Responses of Mixed-Phase Cloud Condensates and Cloud Radiative Effects to Ice Nucleating Particle Distributions in DOE E3SM model

YANG SHI, Xiaohong Liu, Mingxuan Wu, Kai Zhang, University of Wyoming

     Abstract Number: 980
     Working Group: Unraveling the Many Facets of Ice Nucleating Particles and Their Interactions with Clouds

Abstract
Mixed-phase clouds frequently observed in the Arctic and mid-latitude storm tracks have substantial impacts on the global energy budget, precipitation, and climate. In this study, we first implement two empirical ice nucleation parameterizations (Niemand et al. 2012 and DeMott et al. 2015) in the DOE Energy Exascale Earth System Model version 1 and version 0 (E3SM v1 and v0). For both of the two model versions, model simulated ice nucleating particle (INP) concentrations using Niemand et al. and DeMott et al. are compared with the simulation using default classical-nucleation-theory-based ice nucleation scheme (CNT). We find that Niemand et al. presents significantly higher (a factor of 3) INP concentrations than DeMott et al. and CNT near the dust source regions. Moreover, because of the more efficient aerosol (dust) transport to the Polar Regions, E3SM v1 shows around 100 times more INP than E3SM v0 at the Arctic regions for all of the three parameterizations.

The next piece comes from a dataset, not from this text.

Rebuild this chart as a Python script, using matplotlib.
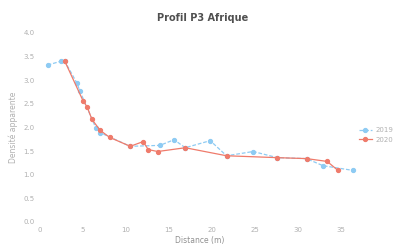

This also causes a 20% difference in liquid water path and a 10% difference in cloud radiative forcing (shortwave and longwave) in the Arctic regions between the three ice nucleation shcemes in E3SM v1, which are not seen in E3SM v0. Finally, the dust burdens from E3SM v1 and v0 are compared with CALIPSO data and the surface observation at the Alert station in Canada.